Good call on chunking and keeping timestamps — that makes the rest predictable. Here’s a compact, repeatable micro-workflow you can use next time (what you’ll need, how to do it, what to expect):
- What you’ll need (5 minutes):
- Transcript file (text or DOCX) with timestamps/speakers.
- A simple notes file or template with headings: Summary, Key Points, Actions, Questions.
- Timer (phone) and optional AI tool you already trust.
- How to do it (30–40 minutes first time, faster after):
- 5-minute scan: Do the quick-win search above and paste found lines into Actions. Mark any unclear owner as “follow-up needed.”
- Chunk (5 minutes): Split the transcript into 400–800 word pieces (about 5–8 minutes audio). Work one chunk at a time.
- Chunk work (5–15 minutes per chunk): Read each chunk and write a one-sentence takeaway and 3 short bullets of facts or decisions. If you use an AI tool, ask it to produce those three outputs per chunk and then verify—don’t accept details without a quick check.
- Consolidate (5–10 minutes): Combine chunk takeaways into a 2–4 sentence executive summary at the top. Merge and standardize Actions (who, what, when or “follow-up needed”).
- Polish (5 minutes): Bold or otherwise highlight Actions, keep one short quote only if it clarifies intent, and save a clean copy while archiving the raw transcript.
- What to expect:
- A skimmable note with a short executive summary, chunk takeaways, and one Action list—readable in under a minute.

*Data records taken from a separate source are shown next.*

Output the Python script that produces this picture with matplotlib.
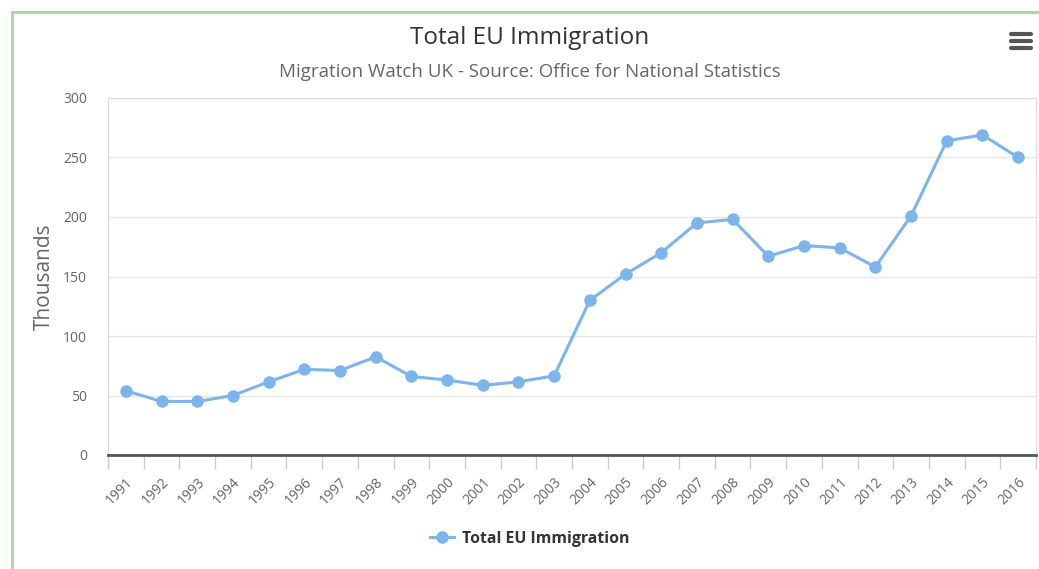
import matplotlib
matplotlib.use("Agg")
import matplotlib.pyplot as plt
from matplotlib.lines import Line2D
import numpy as np

years = [str(y) for y in range(1991, 2017)]
values = [54, 45, 45, 50, 61.5, 72, 71, 82.5, 66, 63, 58.5, 61.5, 66.5,
          130, 152, 170, 195, 198, 167, 176, 174, 158, 201, 264, 269, 250]
yticks = [0, 50, 100, 150, 200, 250, 300]
series_name = "Total EU Immigration"
title = "Total EU Immigration"
subtitle = "Migration Watch UK - Source: Office for National Statistics"
ylabel = "Thousands"

plt.rcParams['font.family'] = ['Open Sans', 'DejaVu Sans']

W, H = 1039, 569
fig = plt.figure(figsize=(W / 100, H / 100), dpi=100)
fig.patch.set_facecolor('white')

# container border (green, left & top)
fig.add_artist(Line2D([12 / W, 12 / W], [0, 1 - 12 / H], transform=fig.transFigure,
                      color='#a8d5a2', lw=2))
fig.add_artist(Line2D([12 / W, 1], [1 - 12 / H, 1 - 12 / H], transform=fig.transFigure,
                      color='#a8d5a2', lw=2))

left, right, top, bottom = 108, 1036, 98, 455
ax = fig.add_axes([left / W, 1 - bottom / H, (right - left) / W, (bottom - top) / H])

x = np.arange(len(years))
ax.plot(x, values, color='#7cb5ec', lw=2.2, marker='o', markersize=9,
        markeredgewidth=0, label=series_name, zorder=3)

ax.set_xlim(-0.5, len(years) - 0.5)
ax.set_ylim(0, 300)
ax.set_yticks(yticks)
ax.set_yticklabels([str(v) for v in yticks], fontsize=10, color='#666666')
ax.tick_params(axis='y', length=0, pad=15)
ax.yaxis.grid(True, color='#e6e6e6', lw=1)
ax.set_axisbelow(True)

ax.set_xticks(x)
ax.set_xticklabels(years, rotation=45, ha='right', rotation_mode='anchor',
                   fontsize=10, color='#666666')
ax.tick_params(axis='x', which='major', length=0, pad=14)
ax.set_xticks(np.arange(len(years) + 1) - 0.5, minor=True)
ax.tick_params(axis='x', which='minor', length=10, color='#cccccc', width=1)

for s in ['left', 'top']:
    ax.spines[s].set_color('#d8d8d8')
ax.spines['right'].set_color('#e8d6dc')
ax.spines['bottom'].set_color('#4d5866')
ax.spines['bottom'].set_linewidth(2)

ax.set_ylabel(ylabel, fontsize=15, color='#666666', labelpad=6)

fig.text(530 / W, 1 - 38 / H, title, ha='center', va='center', fontsize=17.5, color='#333333')
fig.text(530 / W, 1 - 72 / H, subtitle, ha='center', va='center', fontsize=13.5, color='#666666')

# hamburger icon
for yy in [34, 41, 48]:
    fig.add_artist(Line2D([1011 / W, 1031 / W], [1 - yy / H, 1 - yy / H],
                          transform=fig.transFigure, color='#555555', lw=3,
                          solid_capstyle='round'))

leg = fig.legend(loc='center', bbox_to_anchor=(530 / W, 1 - 539 / H), frameon=False,
                 prop={'weight': 'bold', 'size': 11.4}, handlelength=1.5,
                 handletextpad=0.5, labelcolor='#333333')

fig.savefig('out.png', dpi=100)
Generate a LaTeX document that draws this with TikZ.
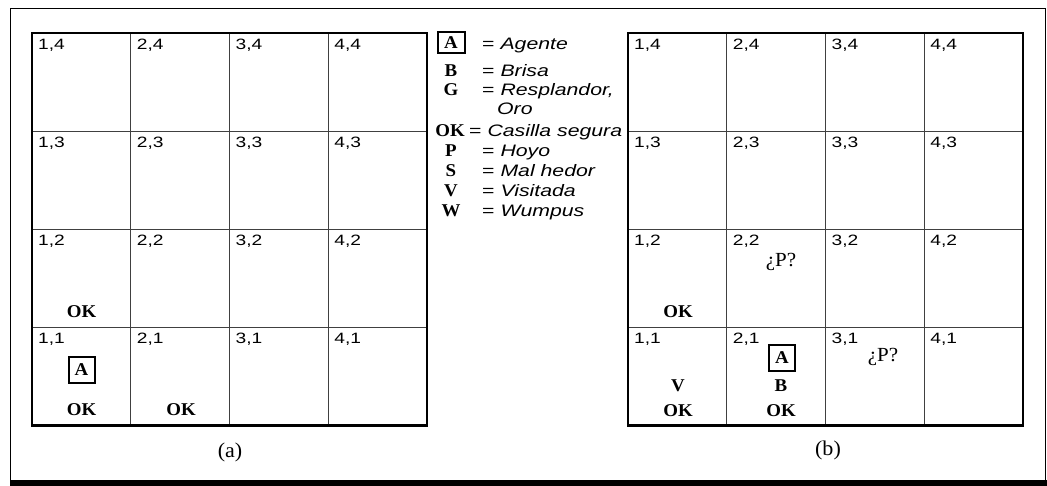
\documentclass[tikz,border=0pt]{standalone}
\usepackage{fontspec}
\setmainfont{Liberation Sans}[FakeStretch=1.28]
\newfontfamily\rmface{Liberation Serif}[FakeStretch=1.05]
\tikzset{
  cellline/.style={draw=black!75,line width=0.8pt},
  gridframe/.style={draw,line width=2.6pt},
  cellnum/.style={anchor=north west,inner sep=0pt,font=\fontsize{15}{17}\selectfont},
  tag/.style={inner sep=0pt,font=\rmface\bfseries\fontsize{18}{20}\selectfont},
  agentbox/.style={tag,draw,line width=2pt,minimum width=26,minimum height=26},
  guess/.style={inner sep=0pt,font=\rmface\fontsize{20}{22}\selectfont},
  legtext/.style={anchor=base west,inner sep=0pt,font=\itshape\fontsize{16.6}{19}\selectfont},
  sublabel/.style={font=\rmface\fontsize{21}{23}\selectfont}
}
\begin{document}
\begin{tikzpicture}[x=1pt,y=-1pt]
  \useasboundingbox (0,0) rectangle (1047,486);
  % outer frame
  \draw[line width=0.9pt] (10,480) -- (10,8) -- (1045,8) -- (1045,480);
  \fill (10,479.5) rectangle (1047,486);
  % the two 4x4 grids
  \foreach \gx/\nm in {32/a,628/b} {
    \foreach \i in {1,2,3} {
      \draw[cellline] ({\gx+\i*98.75},33) -- ({\gx+\i*98.75},425.4);
      \draw[cellline] (\gx,{33+\i*98.1}) -- ({\gx+395},{33+\i*98.1});
    }
    \draw[gridframe] (\gx,33) rectangle ({\gx+395},425.4);
    \foreach \c in {1,...,4}
      \foreach \r in {1,...,4}
        \node[cellnum] (\nm\c\r) at ({\gx+(\c-1)*98.75+6},{33+(4-\r)*98.1+6}) {\c,\r};
  }
  % (a)
  \node[agentbox] (agentA) at (81.5,370) {A};
  \node[tag] (okA11) at (81.5,410) {OK};
  \node[tag] (okA21) at (181,410) {OK};
  \node[tag] (okA12) at (81.5,312) {OK};
  \node[sublabel] (capA) at (230,452) {(a)};
  % (b)
  \node[tag] (okB12) at (678,312) {OK};
  \node[guess] (pitB22) at (781,262) {¿P?};
  \node[tag] (visB11) at (678,386) {V};
  \node[tag] (okB11) at (678,411) {OK};
  \node[agentbox] (agentB) at (782,358) {A};
  \node[tag] (brzB21) at (781,386) {B};
  \node[tag] (okB21) at (781,411) {OK};
  \node[guess] (pitB31) at (883,357) {¿P?};
  \node[sublabel] (capB) at (828,450) {(b)};
  % legend
  \node[agentbox,minimum height=21,minimum width=27] (keyA) at (451,43) {A};
  \foreach \y/\k/\t in {77/B/Brisa,96/G/{Resplandor,},157/P/Hoyo,177/S/Mal hedor,197/V/Visitada,217/W/Wumpus} {
    \node[tag,anchor=base] (key\k) at (451,\y) {\k};
    \node[legtext] (txt\k) at (482,\y) {{\upshape=} \t};
  }
  \node[legtext] (txtA) at (482,50) {{\upshape=} Agente};
  \node[legtext] (txtOro) at (497,115) {Oro};
  \node[tag,anchor=base] (keyOK) at (450,137) {OK};
  \node[legtext] (txtOK) at (469,137) {{\upshape=} Casilla segura};
\end{tikzpicture}
\end{document}
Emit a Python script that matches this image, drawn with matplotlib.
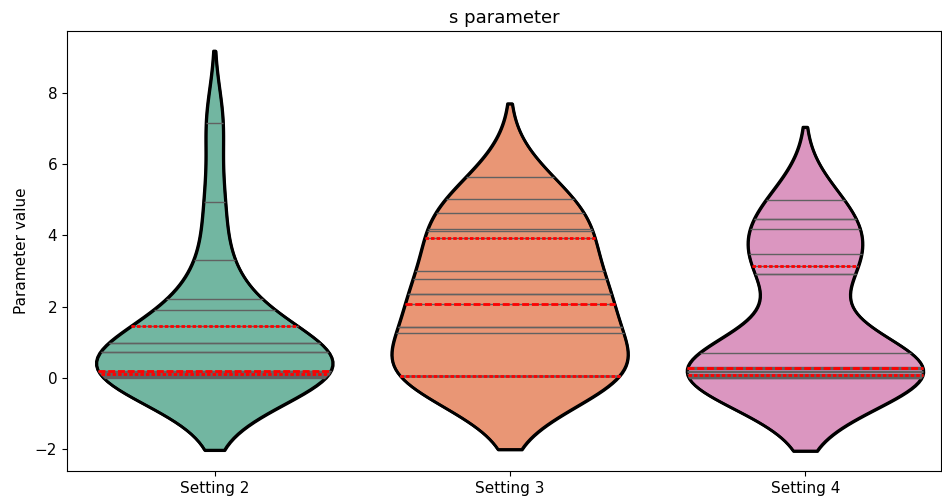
import matplotlib
matplotlib.use("Agg")
import matplotlib.pyplot as plt
import seaborn as sns
import pandas as pd

# samples per setting
settings = ["Setting 2", "Setting 3", "Setting 4"]
setting2 = [0.0, 0.02, 0.05, 0.08, 0.10, 0.10, 0.12, 0.15, 0.18, 0.20, 0.21,
            0.74, 0.74, 0.99, 0.99, 1.45, 1.92, 2.22, 3.32, 4.95, 7.15]
setting3 = [0.05, 0.06, 0.06, 0.06, 0.06, 0.06, 0.07, 1.26, 1.43, 1.43, 2.08,
            2.37, 2.37, 2.79, 2.99, 3.93, 4.12, 4.19, 4.64, 5.01, 5.64]
setting4 = [0.0, 0.0, 0.03, 0.05, 0.07, 0.08, 0.12, 0.18, 0.20, 0.25, 0.27,
            0.32, 0.71, 2.93, 2.93, 3.13, 3.48, 4.18, 4.47, 4.47, 4.99]
colors = ["#66c2a5", "#fc8d62", "#e78ac3"]

df = pd.DataFrame({
    "setting": [settings[0]] * len(setting2) + [settings[1]] * len(setting3) + [settings[2]] * len(setting4),
    "value": setting2 + setting3 + setting4,
})

plt.rcParams["xtick.labelsize"] = 11
plt.rcParams["ytick.labelsize"] = 11
plt.rcParams["axes.labelsize"] = 11
plt.rcParams["axes.titlesize"] = 13

fig, ax = plt.subplots(figsize=(9.42, 5.0), dpi=100)
fig.subplots_adjust(left=0.071, right=0.999, top=0.938, bottom=0.058)

# filled violins with stick lines
sns.violinplot(data=df, x="setting", y="value", hue="setting", palette=colors,
               inner="stick", density_norm="width", linewidth=2, linecolor="black",
               inner_kws=dict(color="0.38", linewidth=1), legend=False, ax=ax)

# quartile lines in red on top
n_before = len(ax.collections)
sns.violinplot(data=df, x="setting", y="value", color="red", fill=False,
               inner="quart", density_norm="width", linewidth=2, ax=ax)
for c in ax.collections[n_before:]:
    c.set_edgecolor("black")
    c.set_linewidth(2)

ax.set_xlim(-0.5, 2.46)
ax.set_title("s parameter")
ax.set_xlabel("")
ax.set_ylabel("Parameter value")

plt.savefig("out.png", dpi=100)
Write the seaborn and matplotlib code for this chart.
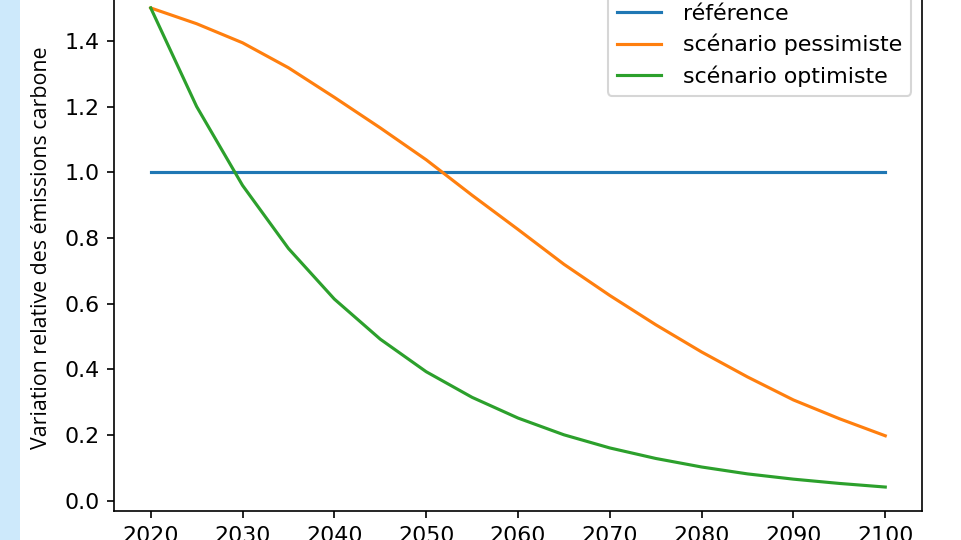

- Using AI speeds the process; always quick-check names/dates to prevent invented facts.
- Your first run may take 30–40 minutes; after 3–5 uses you’ll get it down to 15–20 minutes for the same length.
Tiny habit: after every class, spend 5 minutes on the quick-scan Actions sweep. That one habit alone stops tasks from slipping through and builds momentum for doing the full cleanup once a week.